As far as I have been ever able to learn, by a very diligent and cautious inquiry, from the inhabitants of the neighbouring countries, I believe the origin of the Niger is in lat. 12° north, and in long. 30° from the meridian of Greenwich nearly; that it is composed of various rivers falling down the sides of very high mountains, called Dyre and Tegla; and runs straight west into the heart of Africa. I conclude also, that this river (though it has abundant supply from every mountain) is very much diminished by evaporation, running in a long course upon the very limits of the tropical rains, when entire, under the name of Senega; or, perhaps, when divided under those of Senega and Gambia, it loses itself in the Atlantic Ocean. I conceive also, that, as Pliny says, it has the same taste and natural productions with the Nile, because it runs in the same climate, and like that river owes, if not its existence, yet certainly its increase and fulness to the same cause, the tropical rains in the northern hemisphere falling from high mountains.
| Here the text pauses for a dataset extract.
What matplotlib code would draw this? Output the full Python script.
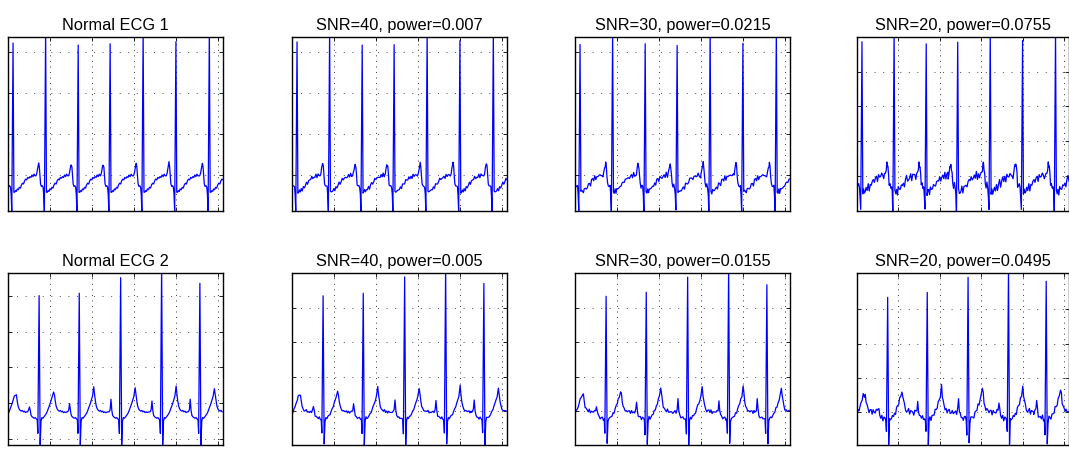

I hope I have now fully exhausted every subject worthy of inquiry as to the place where the fountains of the Nile are situated, also as to its course and various names, the different countries through which it flows, the true cause, and every thing curious attending its inundations; and that as, in old times, Caput Nili Quærere, to seek the source of the Nile, was a proverb in use to signify the impossibility of an attempt, it may hereafter be applied, with as much reason, to denote the inutility of any such undertakings.